STATED GOAL: Print exactly the lines below between the line containing "What matplotlib code" and the line containing "plt.rcParams['mathtext.fontset'] = 'dejavusans'", counting both of those lines. Leave pictures out.

DATA PROVIDED:
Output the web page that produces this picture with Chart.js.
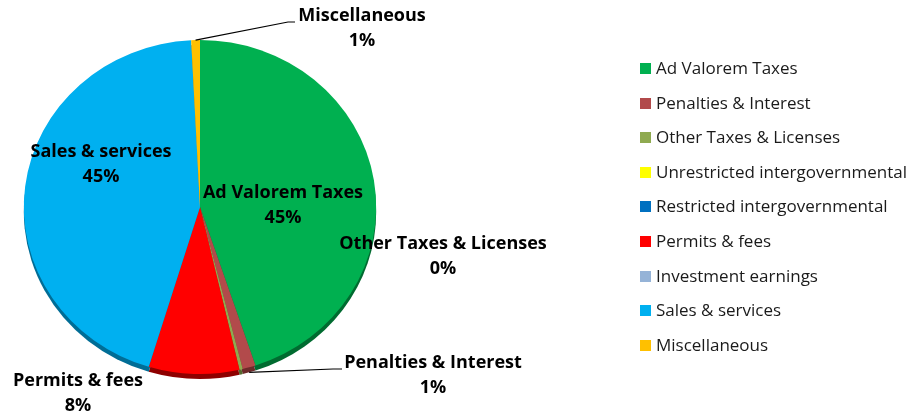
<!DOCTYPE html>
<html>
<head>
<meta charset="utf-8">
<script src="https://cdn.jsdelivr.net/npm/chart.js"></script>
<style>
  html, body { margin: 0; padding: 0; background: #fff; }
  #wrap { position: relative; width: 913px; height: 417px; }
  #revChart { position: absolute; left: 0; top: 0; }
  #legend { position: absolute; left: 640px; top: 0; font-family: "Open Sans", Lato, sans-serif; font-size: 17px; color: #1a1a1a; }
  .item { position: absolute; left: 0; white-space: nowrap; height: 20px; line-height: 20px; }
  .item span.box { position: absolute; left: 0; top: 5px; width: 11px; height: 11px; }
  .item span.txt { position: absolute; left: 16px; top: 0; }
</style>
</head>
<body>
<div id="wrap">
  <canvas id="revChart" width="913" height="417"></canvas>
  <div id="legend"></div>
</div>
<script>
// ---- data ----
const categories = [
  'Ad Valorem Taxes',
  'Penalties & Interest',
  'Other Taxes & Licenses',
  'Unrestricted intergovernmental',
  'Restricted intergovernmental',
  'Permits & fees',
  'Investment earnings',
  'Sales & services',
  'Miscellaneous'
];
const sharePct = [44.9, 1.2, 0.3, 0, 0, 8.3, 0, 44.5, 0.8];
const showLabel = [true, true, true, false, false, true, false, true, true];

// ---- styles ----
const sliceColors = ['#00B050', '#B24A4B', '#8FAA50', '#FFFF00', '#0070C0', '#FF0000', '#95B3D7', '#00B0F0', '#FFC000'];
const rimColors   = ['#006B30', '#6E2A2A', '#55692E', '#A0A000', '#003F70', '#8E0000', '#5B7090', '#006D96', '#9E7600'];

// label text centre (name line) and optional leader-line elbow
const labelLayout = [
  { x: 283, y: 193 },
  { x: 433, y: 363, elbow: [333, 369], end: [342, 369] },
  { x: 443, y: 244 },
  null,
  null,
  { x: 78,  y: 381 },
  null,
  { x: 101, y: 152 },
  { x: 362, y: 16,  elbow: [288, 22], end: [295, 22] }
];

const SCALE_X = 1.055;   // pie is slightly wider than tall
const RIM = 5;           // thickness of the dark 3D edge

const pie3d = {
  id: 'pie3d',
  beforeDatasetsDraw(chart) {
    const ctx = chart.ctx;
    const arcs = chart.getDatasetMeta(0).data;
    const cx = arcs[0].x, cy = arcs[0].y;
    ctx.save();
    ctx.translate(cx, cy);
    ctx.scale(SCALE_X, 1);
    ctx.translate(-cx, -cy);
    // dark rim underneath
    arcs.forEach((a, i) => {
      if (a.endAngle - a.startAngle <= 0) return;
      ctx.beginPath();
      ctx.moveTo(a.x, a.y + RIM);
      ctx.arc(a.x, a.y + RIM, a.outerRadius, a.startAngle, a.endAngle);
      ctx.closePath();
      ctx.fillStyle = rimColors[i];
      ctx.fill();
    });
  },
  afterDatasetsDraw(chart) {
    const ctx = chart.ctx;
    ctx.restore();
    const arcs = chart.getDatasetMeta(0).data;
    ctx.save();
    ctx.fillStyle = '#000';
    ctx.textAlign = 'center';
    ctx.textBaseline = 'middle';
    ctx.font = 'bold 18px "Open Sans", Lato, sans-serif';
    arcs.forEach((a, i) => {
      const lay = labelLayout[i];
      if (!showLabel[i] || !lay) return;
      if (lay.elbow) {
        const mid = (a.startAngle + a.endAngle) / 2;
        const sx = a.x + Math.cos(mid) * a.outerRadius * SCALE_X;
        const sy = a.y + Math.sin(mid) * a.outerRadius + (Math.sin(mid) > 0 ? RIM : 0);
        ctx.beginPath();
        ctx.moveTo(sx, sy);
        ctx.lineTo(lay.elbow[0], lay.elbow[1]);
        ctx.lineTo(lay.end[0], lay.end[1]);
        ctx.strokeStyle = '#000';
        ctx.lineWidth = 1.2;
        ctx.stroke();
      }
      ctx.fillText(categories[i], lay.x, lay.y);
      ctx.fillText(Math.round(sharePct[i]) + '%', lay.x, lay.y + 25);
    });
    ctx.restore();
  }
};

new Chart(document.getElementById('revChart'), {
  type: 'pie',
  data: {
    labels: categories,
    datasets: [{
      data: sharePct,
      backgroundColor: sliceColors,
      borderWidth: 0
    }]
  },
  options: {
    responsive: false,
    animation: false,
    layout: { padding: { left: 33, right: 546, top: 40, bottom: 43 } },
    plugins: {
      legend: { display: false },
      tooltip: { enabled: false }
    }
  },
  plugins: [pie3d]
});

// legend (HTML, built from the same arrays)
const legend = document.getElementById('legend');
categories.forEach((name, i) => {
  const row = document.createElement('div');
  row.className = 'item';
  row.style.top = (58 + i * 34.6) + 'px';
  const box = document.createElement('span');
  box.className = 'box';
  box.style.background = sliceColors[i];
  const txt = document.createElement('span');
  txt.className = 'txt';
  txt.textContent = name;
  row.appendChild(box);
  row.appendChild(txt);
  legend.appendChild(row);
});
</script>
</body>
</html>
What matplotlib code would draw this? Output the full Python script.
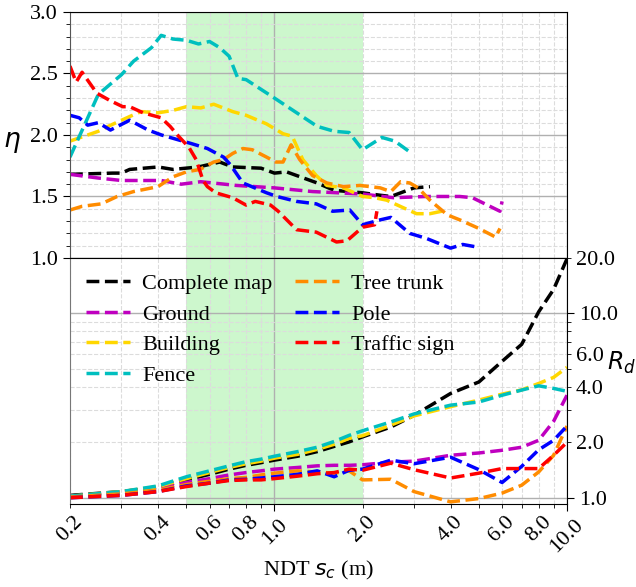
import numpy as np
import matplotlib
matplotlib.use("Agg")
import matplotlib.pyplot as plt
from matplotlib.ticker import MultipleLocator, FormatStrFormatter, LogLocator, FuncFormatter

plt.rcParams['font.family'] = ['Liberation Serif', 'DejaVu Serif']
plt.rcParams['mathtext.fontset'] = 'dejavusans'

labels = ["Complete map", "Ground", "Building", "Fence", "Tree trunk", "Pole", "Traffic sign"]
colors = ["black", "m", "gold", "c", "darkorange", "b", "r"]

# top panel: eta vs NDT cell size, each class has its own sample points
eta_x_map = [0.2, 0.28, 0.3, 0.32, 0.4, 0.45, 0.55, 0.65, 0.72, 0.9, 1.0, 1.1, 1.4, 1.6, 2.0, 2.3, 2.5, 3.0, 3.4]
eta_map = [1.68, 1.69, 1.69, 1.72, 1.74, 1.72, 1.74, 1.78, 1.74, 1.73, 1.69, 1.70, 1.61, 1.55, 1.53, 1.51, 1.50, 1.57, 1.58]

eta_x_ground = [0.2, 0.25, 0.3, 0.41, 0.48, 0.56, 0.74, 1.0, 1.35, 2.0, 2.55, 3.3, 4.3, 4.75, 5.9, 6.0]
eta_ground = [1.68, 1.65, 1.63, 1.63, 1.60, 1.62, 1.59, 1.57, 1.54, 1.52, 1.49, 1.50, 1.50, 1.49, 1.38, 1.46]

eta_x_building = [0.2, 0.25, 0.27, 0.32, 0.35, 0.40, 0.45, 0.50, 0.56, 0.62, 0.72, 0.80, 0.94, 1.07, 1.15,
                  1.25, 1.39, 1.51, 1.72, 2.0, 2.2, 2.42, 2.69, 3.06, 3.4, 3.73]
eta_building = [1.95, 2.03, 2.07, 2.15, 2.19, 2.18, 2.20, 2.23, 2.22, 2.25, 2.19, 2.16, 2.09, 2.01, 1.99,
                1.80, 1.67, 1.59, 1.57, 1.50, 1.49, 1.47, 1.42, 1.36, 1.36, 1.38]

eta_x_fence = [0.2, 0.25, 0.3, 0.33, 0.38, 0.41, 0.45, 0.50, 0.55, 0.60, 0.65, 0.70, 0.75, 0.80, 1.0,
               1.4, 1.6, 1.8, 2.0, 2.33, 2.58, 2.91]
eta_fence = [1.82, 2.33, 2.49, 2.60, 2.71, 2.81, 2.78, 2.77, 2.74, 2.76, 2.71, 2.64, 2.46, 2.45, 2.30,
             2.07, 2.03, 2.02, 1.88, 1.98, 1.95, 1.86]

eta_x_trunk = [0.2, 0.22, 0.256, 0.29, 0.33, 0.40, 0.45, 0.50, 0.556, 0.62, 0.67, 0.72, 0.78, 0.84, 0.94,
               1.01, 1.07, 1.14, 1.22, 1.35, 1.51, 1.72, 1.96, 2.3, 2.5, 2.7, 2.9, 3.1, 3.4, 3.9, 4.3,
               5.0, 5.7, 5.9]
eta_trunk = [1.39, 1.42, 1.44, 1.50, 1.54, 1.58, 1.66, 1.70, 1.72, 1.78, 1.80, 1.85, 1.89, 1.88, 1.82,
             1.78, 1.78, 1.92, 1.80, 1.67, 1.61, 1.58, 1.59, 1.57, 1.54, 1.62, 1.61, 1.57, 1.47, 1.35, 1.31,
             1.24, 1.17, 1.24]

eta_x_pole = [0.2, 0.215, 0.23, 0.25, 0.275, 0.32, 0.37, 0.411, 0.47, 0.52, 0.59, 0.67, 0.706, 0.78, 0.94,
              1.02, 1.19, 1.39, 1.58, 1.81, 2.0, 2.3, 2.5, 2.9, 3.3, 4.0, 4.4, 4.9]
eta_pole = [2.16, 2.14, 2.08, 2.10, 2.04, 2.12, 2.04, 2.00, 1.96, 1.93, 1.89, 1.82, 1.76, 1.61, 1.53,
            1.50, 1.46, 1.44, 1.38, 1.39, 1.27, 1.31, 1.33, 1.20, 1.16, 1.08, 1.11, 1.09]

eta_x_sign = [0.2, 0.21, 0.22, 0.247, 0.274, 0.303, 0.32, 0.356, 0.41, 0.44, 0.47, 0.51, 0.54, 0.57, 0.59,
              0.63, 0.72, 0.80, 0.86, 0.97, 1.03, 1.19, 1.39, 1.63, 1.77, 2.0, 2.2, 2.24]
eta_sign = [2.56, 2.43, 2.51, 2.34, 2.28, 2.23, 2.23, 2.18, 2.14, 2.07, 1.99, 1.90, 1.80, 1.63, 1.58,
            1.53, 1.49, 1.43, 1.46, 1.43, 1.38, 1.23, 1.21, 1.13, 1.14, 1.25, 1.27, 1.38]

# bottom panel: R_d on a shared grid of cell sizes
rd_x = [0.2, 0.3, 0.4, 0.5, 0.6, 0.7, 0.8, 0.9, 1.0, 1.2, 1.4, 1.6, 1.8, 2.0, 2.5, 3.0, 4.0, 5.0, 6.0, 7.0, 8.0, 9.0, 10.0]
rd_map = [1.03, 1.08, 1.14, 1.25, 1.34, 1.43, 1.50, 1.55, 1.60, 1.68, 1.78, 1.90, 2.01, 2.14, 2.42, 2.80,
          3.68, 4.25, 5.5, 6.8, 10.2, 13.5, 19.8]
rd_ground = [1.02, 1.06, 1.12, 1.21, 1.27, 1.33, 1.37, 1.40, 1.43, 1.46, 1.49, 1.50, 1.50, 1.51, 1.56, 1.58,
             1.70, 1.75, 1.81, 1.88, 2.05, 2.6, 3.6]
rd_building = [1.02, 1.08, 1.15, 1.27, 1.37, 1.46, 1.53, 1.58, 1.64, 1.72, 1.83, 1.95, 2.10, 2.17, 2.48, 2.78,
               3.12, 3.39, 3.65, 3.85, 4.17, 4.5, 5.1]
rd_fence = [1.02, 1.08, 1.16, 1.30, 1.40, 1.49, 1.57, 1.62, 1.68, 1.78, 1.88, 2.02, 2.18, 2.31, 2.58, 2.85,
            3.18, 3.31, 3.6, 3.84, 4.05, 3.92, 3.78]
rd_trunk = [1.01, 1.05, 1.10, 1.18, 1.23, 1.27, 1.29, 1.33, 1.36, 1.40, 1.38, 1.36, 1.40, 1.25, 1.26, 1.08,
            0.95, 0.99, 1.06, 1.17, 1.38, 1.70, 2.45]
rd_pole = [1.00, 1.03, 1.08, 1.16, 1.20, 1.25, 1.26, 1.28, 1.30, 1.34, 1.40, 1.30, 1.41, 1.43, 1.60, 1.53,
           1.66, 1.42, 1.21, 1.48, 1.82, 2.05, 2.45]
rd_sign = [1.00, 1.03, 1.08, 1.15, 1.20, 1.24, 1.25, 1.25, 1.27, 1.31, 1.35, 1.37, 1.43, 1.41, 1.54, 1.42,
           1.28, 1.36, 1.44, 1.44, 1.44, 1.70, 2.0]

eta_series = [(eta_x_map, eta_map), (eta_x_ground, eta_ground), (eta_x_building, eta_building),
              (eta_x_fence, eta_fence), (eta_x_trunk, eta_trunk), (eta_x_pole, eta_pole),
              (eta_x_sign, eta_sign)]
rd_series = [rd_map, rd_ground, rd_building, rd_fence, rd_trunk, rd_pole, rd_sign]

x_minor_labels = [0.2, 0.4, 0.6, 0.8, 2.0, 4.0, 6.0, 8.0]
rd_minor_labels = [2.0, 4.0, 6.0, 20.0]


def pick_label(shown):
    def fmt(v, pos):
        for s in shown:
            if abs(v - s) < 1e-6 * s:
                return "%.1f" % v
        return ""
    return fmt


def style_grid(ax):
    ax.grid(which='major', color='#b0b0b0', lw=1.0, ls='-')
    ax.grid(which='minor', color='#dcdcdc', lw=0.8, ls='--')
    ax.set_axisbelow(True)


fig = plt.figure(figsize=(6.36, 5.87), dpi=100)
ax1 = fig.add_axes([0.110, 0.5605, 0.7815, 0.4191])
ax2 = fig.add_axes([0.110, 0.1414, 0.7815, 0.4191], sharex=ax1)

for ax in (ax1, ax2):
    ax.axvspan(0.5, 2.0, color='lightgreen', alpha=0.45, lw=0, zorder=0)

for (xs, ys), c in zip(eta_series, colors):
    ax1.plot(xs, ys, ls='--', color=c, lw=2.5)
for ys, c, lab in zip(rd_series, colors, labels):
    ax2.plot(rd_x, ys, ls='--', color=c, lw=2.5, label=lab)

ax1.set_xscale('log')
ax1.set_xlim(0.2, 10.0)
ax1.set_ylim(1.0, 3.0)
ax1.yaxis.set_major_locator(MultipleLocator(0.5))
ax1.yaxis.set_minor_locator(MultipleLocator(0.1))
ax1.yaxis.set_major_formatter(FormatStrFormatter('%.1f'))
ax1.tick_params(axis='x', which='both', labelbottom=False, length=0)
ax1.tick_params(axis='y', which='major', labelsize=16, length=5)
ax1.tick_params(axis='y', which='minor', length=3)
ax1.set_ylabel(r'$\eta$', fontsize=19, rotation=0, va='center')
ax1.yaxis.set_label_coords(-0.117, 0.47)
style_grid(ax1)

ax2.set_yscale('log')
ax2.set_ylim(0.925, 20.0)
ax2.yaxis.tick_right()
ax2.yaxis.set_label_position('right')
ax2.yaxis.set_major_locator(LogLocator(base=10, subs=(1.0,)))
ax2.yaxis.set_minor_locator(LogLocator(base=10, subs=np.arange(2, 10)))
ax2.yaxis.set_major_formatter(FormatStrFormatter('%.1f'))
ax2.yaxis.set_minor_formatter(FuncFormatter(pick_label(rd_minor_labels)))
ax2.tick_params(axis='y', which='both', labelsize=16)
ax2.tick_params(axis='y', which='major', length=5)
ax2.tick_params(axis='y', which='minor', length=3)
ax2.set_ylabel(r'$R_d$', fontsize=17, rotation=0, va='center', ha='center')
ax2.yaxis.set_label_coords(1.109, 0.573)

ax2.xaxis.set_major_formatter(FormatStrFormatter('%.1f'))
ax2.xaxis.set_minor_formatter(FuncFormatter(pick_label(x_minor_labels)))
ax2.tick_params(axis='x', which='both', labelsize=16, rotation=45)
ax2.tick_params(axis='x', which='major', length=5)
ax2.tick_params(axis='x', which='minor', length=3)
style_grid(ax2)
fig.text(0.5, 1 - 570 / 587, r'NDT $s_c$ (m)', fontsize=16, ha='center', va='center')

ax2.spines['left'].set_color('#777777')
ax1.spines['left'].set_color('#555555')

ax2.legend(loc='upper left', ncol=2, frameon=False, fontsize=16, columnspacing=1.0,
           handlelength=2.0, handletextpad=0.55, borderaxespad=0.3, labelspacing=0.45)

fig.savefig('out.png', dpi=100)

RESPONSE:
What matplotlib code would draw this? Output the full Python script.
import numpy as np
import matplotlib
matplotlib.use("Agg")
import matplotlib.pyplot as plt
from matplotlib.ticker import MultipleLocator, FormatStrFormatter, LogLocator, FuncFormatter

plt.rcParams['font.family'] = ['Liberation Serif', 'DejaVu Serif']
plt.rcParams['mathtext.fontset'] = 'dejavusans'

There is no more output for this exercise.